How search teams could use sound to find the Titan sub—and why it's a challenge
Search teams racing to find the missing Titanic submersible have detected underwater noises in the area. But it won't be easy to find the source of that sound in the ocean.
"It's not a simple problem," said Matt Dzieciuch, an ocean acoustics expert at the Scripps Institution of Oceanography.
The ocean is a "noisy place," Dzieciuch said. There are many other potential sources of sound under water, including from fish, other animals and of course human-made instruments, he explained.
The Coast Guard said search teams heard banging noises at 30-minute intervals.
But it's still "speculative" whether the banging noises were a true signal of life, said Art Trembanis, a marine scientist at the University of Delaware. Even this kind of pattern could come from an underwater instrument making repeated noise.
Usually, an underwater vehicle will have a device called a pinger that can correspond with the surface and make it easier to locate, Dzieciuch said. But it's unclear whether the Titan submersible was using one.
A big challenge is that the search team doesn't know exactly what kind of signal they're looking for, said Lora Van Uffelen, an ocean engineering researcher at the University of Rhode Island.
"They're just kind of listening for anything," she said.
Another challenge for the search team: Sound gets bent as it travels underwater, because of how pressure and temperature change at different depths, Dzieciuch said. This can create echo-like effects and make it hard to locate the source of a particular sound.

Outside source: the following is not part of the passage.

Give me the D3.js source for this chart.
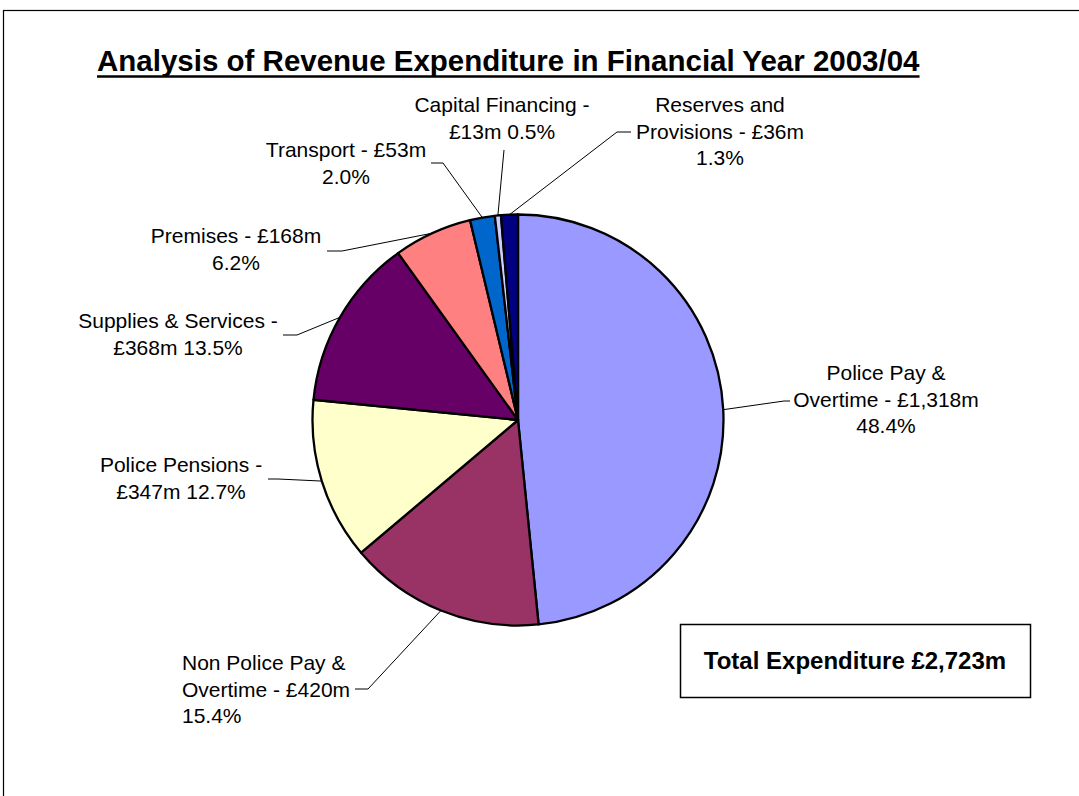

"Someone tapping, say, an S.O.S. at the bottom of the ocean might sound like just some random banging at the surface of the ocean," he said. "It's like shouting in a canyon. You can't really understand what the person at the other end of the canyon is saying."
The sounds in the Titan search were picked up using devices called sonobuoys, which can be tossed out of airplanes to detect noises to avoid interference with ship sounds, Dzieciuch said. These devices could help triangulate the location of the sub, but searchers would need to deploy many buoys to make it work, experts said.
But Van Uffelen said that despite the challenges, "sound is one of the best hopes they have of finding it." Sound waves move farther underwater compared to on land, she said.
And in the underwater environment, sound also travels farther than light, she pointed out—so "it's going to be easier to find it by listening than it would be by looking."